Operating an online store without proper registration is one of the fastest ways to create legal exposure. Even though Shopify lets you open a store in minutes, that does not mean you are authorized to conduct business in your jurisdiction.
Federal Requirements (US)
At the federal level, most dropshipping businesses do not need a special license. However, you do need:
- Employer Identification Number (EIN) — free from the IRS. Required if you form an LLC or corporation, and strongly recommended even for sole proprietors to keep your SSN off business documents.
- Resale certificate — issued by your state, this lets you purchase products from suppliers without paying sales tax on the wholesale transaction. You collect sales tax from the end customer instead.
State and Local Requirements
This is where things get specific to your location:
- State business license or registration — most states require you to register your business, even for online-only operations. Check your state's Secretary of State website.
- Local business license — many cities and counties require a separate business license or home occupation permit if you work from home.
- DBA (Doing Business As) — if you operate under a name different from your legal name (or your LLC's legal name), you typically need to file a DBA with your county.
| Requirement | Who Needs It | Where to Get It | Cost |
|---|---|---|---|
| EIN | All businesses (recommended) | IRS.gov | Free |
| State business registration | Most states | Secretary of State | $50-$500 |
| Local business license | Varies by city/county | City clerk's office | $25-$200/year |
| Resale certificate | Anyone collecting sales tax | State tax authority | Free-$25 |
| DBA filing | Operating under a trade name | County clerk | $10-$100 |
The SBA's business license guide is the best starting point for finding exactly which licenses your specific state and city require.
International Merchants
If you are based outside the US but selling to US customers, you still have obligations. Collecting sales tax in states where you have economic nexus applies regardless of where your business is physically located. Many international merchants form a US LLC (typically in Wyoming or Delaware) to simplify banking, payment processing, and tax compliance.
Choosing the Right Business Structure (LLC vs Sole Proprietor)
Your business structure determines your personal liability exposure, tax treatment, and credibility with suppliers and payment processors. This is not a decision to postpone.
Sole Proprietorship
This is the default if you start selling without forming a business entity. It is the simplest option — no formation paperwork required beyond basic licenses.
Pros:
- Zero formation cost
- Simple tax filing (Schedule C on your personal return)

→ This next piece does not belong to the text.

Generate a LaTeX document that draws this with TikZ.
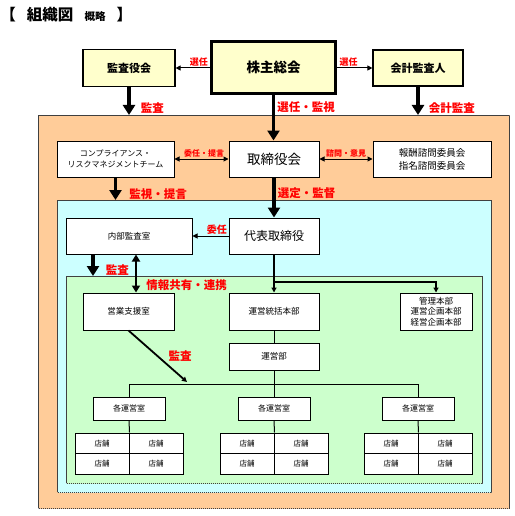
\documentclass[tikz,border=0pt]{standalone}
\usepackage{fontspec}
\setmainfont{Noto Sans CJK JP}
\usetikzlibrary{arrows.meta, positioning}
\definecolor{orangebg}{RGB}{255, 204, 153}
\definecolor{cyanbg}{RGB}{204, 255, 255}
\definecolor{greenbg}{RGB}{204, 255, 204}
\definecolor{yellowbox}{RGB}{255, 255, 204}
\definecolor{labelred}{RGB}{255, 0, 0}
\newcommand{\setfs}[2]{\fontsize{#1}{#2}\selectfont}

\begin{document}
\begin{tikzpicture}[
                x = 1pt, y = -1pt, % pixel grid of the chart
                > = {Triangle[length=5pt, width=5pt]}, % arrow head style
                line width = 1pt,
                box/.style = {draw, fill=white, line width=1pt, align=center,
                    inner sep=1pt, font=\setfs{8.5}{10.5}},
                topbox/.style = {box, fill=yellowbox, line width=1.2pt, font=\setfs{11}{12}\bfseries},
                area/.style = {draw=black!75, dash pattern=on 1.2pt off 0.8pt,
                    line width=1pt, inner sep=0pt, anchor=north west},
                thickarrow/.style = {-{Triangle[length=10pt, width=12pt]}, line width=3.5pt},
                lbl/.style = {text=labelred, font=\setfs{11.5}{12}\bfseries, inner sep=1pt},
                slbl/.style = {lbl, font=\setfs{9}{10}\bfseries},
                room/.style = {box, minimum width=72pt, minimum height=23pt, font=\setfs{8}{9}},
                shop/.style = {box, minimum width=54pt, minimum height=20.5pt, font=\setfs{7.5}{8}}
                ]
                \useasboundingbox (0,0) rectangle (514,516);

                \node[anchor=west, inner sep=0pt, font=\setfs{15.5}{16}\bfseries] (title) at (0,15)
                {【\hspace{11pt}組織図\hspace{11pt}{\setfs{10.5}{11}概略}\hspace{11pt}】};

                % nested areas
                \node[area, fill=orangebg, minimum width=471pt, minimum height=393pt] (orange) at (38,115) {};
                \node[area, fill=cyanbg, minimum width=434pt, minimum height=292pt] (cyan) at (57,200) {};
                \node[area, fill=greenbg, minimum width=416pt, minimum height=207pt] (green) at (66,276) {};

                % top row
                \node[topbox, minimum width=92pt, minimum height=37pt] (kansa) at (129,68) {監査役会};
                \node[topbox, line width=2.5pt, minimum width=124pt, minimum height=52pt,
                    font=\setfs{13.5}{14}\bfseries] (soukai) at (273.5,67.5) {株主総会};
                \node[topbox, minimum width=90pt, minimum height=36pt] (kaikei) at (418,68) {会計監査人};

                \path[->] (soukai.west |- kansa.east) edge
                node[slbl, above, pos=0.33] {選任} (kansa.east);
                \path[->] (soukai.east |- kaikei.west) edge
                node[slbl, above, pos=0.33] {選任} (kaikei.west);

                \draw[thickarrow] (kansa.south) -- (kansa.south |- orange.north)
                node[lbl, right=9pt, pos=0.76] {監査};
                \draw[thickarrow] (kaikei.south) -- (kaikei.south |- orange.north)
                node[lbl, right=8pt, pos=0.76] {会計監査};

                % board level
                \node[box, minimum width=117pt, minimum height=36pt, font=\setfs{8}{10.5}] (comp)
                at (115.5,159) {コンプライアンス・\\リスクマネジメントチーム};
                \node[box, minimum width=90pt, minimum height=36pt, font=\setfs{13.5}{14}] (torishimari)
                at (274,159) {取締役会};
                \node[box, minimum width=118pt, minimum height=36pt, font=\setfs{9.5}{13}] (houshu)
                at (432,159) {報酬諮問委員会\\指名諮問委員会};

                \draw[thickarrow] (soukai.south) -- (soukai.south |- torishimari.north)
                node[lbl, right=1pt, pos=0.28] {選任・監視};

                \path[<->] (comp.east) edge
                node[slbl, above, pos=0.55, font=\setfs{8}{9}\bfseries] {委任・提言} (torishimari.west);
                \path[<->] (torishimari.east) edge
                node[slbl, above, font=\setfs{8}{9}\bfseries] {諮問・意見} (houshu.west);

                \draw[thickarrow] (comp.south) -- (comp.south |- cyan.north)
                node[lbl, right=11pt, pos=0.74] {監視・提言};

                % executive level
                \node[box, minimum width=126pt, minimum height=36pt] (naibu) at (129,236) {内部監査室};
                \node[box, minimum width=90pt, minimum height=36pt, font=\setfs{12}{13}] (daihyo)
                at (274,236) {代表取締役};

                \draw[thickarrow] (torishimari.south) -- (daihyo.north)
                node[lbl, right=1pt, pos=0.39] {選定・監督};
                \path[->] (daihyo.west) edge
                node[slbl, above, pos=0.32, font=\setfs{10}{11}\bfseries] {委任} (naibu.east);

                % operations
                \node[box, minimum width=91pt, minimum height=37pt] (eigyo) at (128.5,311.5) {営業支援室};
                \node[box, minimum width=90pt, minimum height=37pt] (tokatsu) at (274,311.5) {運営統括本部};
                \node[box, minimum width=72pt, minimum height=37pt] (kanri) at (436,311.5)
                {管理本部\\運営企画本部\\経営企画本部};
                \node[box, minimum width=90pt, minimum height=27pt] (uneibu) at (274,356.5) {運営部};

                \coordinate (auditdown) at ([xshift=-36pt]naibu.south);
                \coordinate (share) at ([xshift=7pt]naibu.south);
                \draw[thickarrow] (auditdown) -- (auditdown |- green.north)
                node[lbl, right=10pt, pos=0.73] {監査};
                \draw[{Triangle[length=7pt, width=8pt]}-{Triangle[length=7pt, width=8pt]}, line width=2.5pt]
                (share) -- (share |- eigyo.north)
                node[lbl, right=8pt, pos=0.8] {情報共有・連携};

                \coordinate (branch) at (274,282);
                \draw[->, line width=1.6pt] (daihyo.south) -- (tokatsu.north);
                \draw[->, line width=1.6pt] (branch) -| (kanri.north);

                \draw (tokatsu.south) -- (uneibu.north);
                \coordinate (bus) at (274,384);
                \draw (uneibu.south) -- (bus);

                % rooms and shops
                \node[room] (room1) at (129,408.5) {各運営室};
                \node[room] (room2) at (274,408.5) {各運営室};
                \node[room] (room3) at (418,408.5) {各運営室};
                \draw (room1.north |- bus) -- (room3.north |- bus);

                \foreach \r/\x in {1/129, 2/274, 3/418} {
                    \draw (room\r.north |- bus) -- (room\r.north);
                    \node[shop] (s\r a) at (\x-27,443.25) {店舗};
                    \node[shop] (s\r b) at (\x+27,443.25) {店舗};
                    \node[shop] (s\r c) at (\x-27,463.75) {店舗};
                    \node[shop] (s\r d) at (\x+27,463.75) {店舗};
                    \draw (room\r.south) -- (s\r a.north east);
                }

                \coordinate (audithit) at (187,382);
                \draw[->, line width=1.8pt] (eigyo.south) --
                node[lbl, right=9pt] {監査} (audithit);
            \end{tikzpicture}
\end{document}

- Full control, no operating agreement needed
Cons:
- No liability protection — if a customer sues your business, your personal assets (home, savings, car) are at risk
- Harder to open a business bank account
- Less credible to suppliers and wholesale partners
LLC (Limited Liability Company)
An LLC creates a legal separation between you and your business. For most Shopify dropshippers, this is the recommended structure.
Pros:
- Personal asset protection — your liability is limited to what's in the business
- Pass-through taxation (no double taxation like a C-corp)

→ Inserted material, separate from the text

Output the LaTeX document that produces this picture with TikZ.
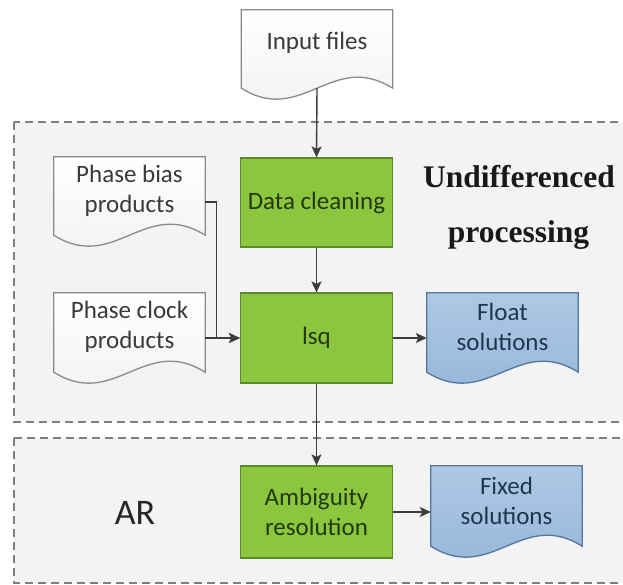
\documentclass[tikz,border=0pt]{standalone}
\usepackage{fontspec}
\setmainfont{Carlito}
\newfontfamily\titlefont{Liberation Serif}
\usetikzlibrary{calc,arrows.meta,backgrounds}
\definecolor{gfill}{HTML}{8CC63E}
\definecolor{gdraw}{HTML}{5A8A2A}
\definecolor{gtext}{HTML}{22380F}
\definecolor{bfill}{HTML}{AEC8E4}
\definecolor{bfill2}{HTML}{93B4D8}
\definecolor{bdraw}{HTML}{52769E}
\definecolor{btext}{HTML}{1F3550}
\definecolor{ddraw}{HTML}{8A8A8A}
\definecolor{dtext}{HTML}{3A3A3A}
\definecolor{arr}{HTML}{3C3C3C}
\definecolor{zone}{HTML}{F3F3F3}
\definecolor{zonedraw}{HTML}{7F7F7F}
\newcommand{\docpath}[3]{%
  \path[#3] (#1.north west) -- (#1.north east) -- ($(#1.south east)+(0,#2)$)
    .. controls ($(#1.south west)!0.6!(#1.south east)+(0,#2-38)$)
       and ($(#1.south west)!0.4!(#1.south east)+(0,#2+38)$)
    .. ($(#1.south west)+(0,#2)$) -- cycle;}
\tikzset{
  lbl/.style={font=\fontsize{25}{30}\selectfont, align=center},
  gbox/.style={lbl, rectangle, fill=gfill, draw=gdraw, line width=1.2pt, text=gtext, minimum width=152pt, inner sep=0pt},
  docw/.style={lbl, rectangle, inner sep=0pt, text=dtext, minimum width=151pt},
  docb/.style={lbl, rectangle, inner sep=0pt, text=btext, minimum width=151pt},
  wshape/.style={draw=ddraw, line width=1.3pt, top color=white, bottom color=gray!12},
  bshape/.style={draw=bdraw, line width=1.3pt, top color=bfill, bottom color=bfill2},
  zonebox/.style={draw=zonedraw, fill=zone, line width=1.3pt, dash pattern=on 8pt off 5pt},
  link/.style={draw=arr, line width=1.4pt},
  arrowed/.style={-{Stealth[length=11pt,width=10pt,inset=2.5pt]}},
  bigtitle/.style={font=\titlefont\bfseries\fontsize{31.5}{36}\selectfont, text=black!90},
}
\begin{document}
\begin{tikzpicture}[x=1pt,y=-1pt]
\useasboundingbox (0,0) rectangle (623,585);
% nodes
\node[docw, minimum height=66pt] (inp) at (317,43) {Input files};
\node[gbox, minimum height=89pt] (dc) at (316.5,202.5) {Data cleaning};
\node[docw, minimum height=67pt] (bias) at (129.5,190.5) {Phase bias\\products};
\node[docw, minimum height=68pt] (clock) at (129.5,327) {Phase clock\\products};
\node[gbox, minimum height=90pt] (lsq) at (316.5,338) {lsq};
\node[docb, minimum height=68pt] (float) at (502.5,327) {Float\\solutions};
\node[gbox, minimum height=92pt] (amb) at (316.5,512) {Ambiguity\\resolution};
\node[docb, minimum height=70pt] (fixed) at (506.5,501) {Fixed\\solutions};
\node[bigtitle] (undiff) at (519,177) {Undifferenced};
\node[bigtitle] (proc) at (518.5,235) {processing};
\node[font=\fontsize{36}{40}\selectfont, text=black!85] (ar) at (135,513) {AR};
% connectors
\draw[link,arrowed] ($(inp.south)+(0,12)$) -- (dc.north);
\draw[link,arrowed] (dc.south) -- (lsq.north);
\draw[link,arrowed] ($(bias.east)+(0,11.5)$) -- ++(11,0) |- (lsq.west);
\draw[link,arrowed] (clock.east |- lsq.west) -- (lsq.west);
\draw[link,arrowed] (lsq.east) -- (float.west |- lsq.east);
\draw[link,arrowed] (lsq.south) -- (amb.north);
\draw[link,arrowed] (amb.east) -- (fixed.west |- amb.east);
% background
\begin{scope}[on background layer]
\fill[white] (0,0) rectangle (623,585);
\path[zonebox] (14,122) rectangle (640,422);
\path[zonebox] (14,438) rectangle (640,583);
\docpath{inp}{12}{wshape}
\docpath{bias}{11}{wshape}
\docpath{clock}{11}{wshape}
\docpath{float}{11}{bshape}
\docpath{fixed}{10}{bshape}
\end{scope}
\end{tikzpicture}
\end{document}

- Professional credibility with suppliers, banks, and payment processors
- Easier to bring on partners later
Cons:
- Formation costs ($50-$500 depending on state)
- Annual filing fees in most states
- Slightly more administrative overhead
| Factor | Sole Proprietor | LLC |
|---|---|---|
| Formation cost | $0 | $50-$500 |
| Liability protection | None | Yes |
| Tax complexity | Simple | Moderate |
| Bank account setup | Harder | Easier |
| Supplier credibility | Lower | Higher |
| Best for | Testing the waters | Serious businesses |
The bottom line: if you are earning revenue or plan to scale, form an LLC. The liability protection alone justifies the cost. A single product liability claim or chargeback dispute that escalates legally could wipe out personal savings if you are operating as a sole proprietor.
Sales Tax, Resale Certificates, and Economic Nexus

Sales tax is the compliance area where dropshippers get tripped up the most. The rules changed significantly after the 2018 Supreme Court ruling in South Dakota v. Wayfair, which established that states can require online sellers to collect sales tax even without a physical presence in the state.
How Economic Nexus Works
Economic nexus means that once you exceed a certain sales threshold in a state, you are legally required to collect and remit sales tax there — regardless of where you or your supplier are located.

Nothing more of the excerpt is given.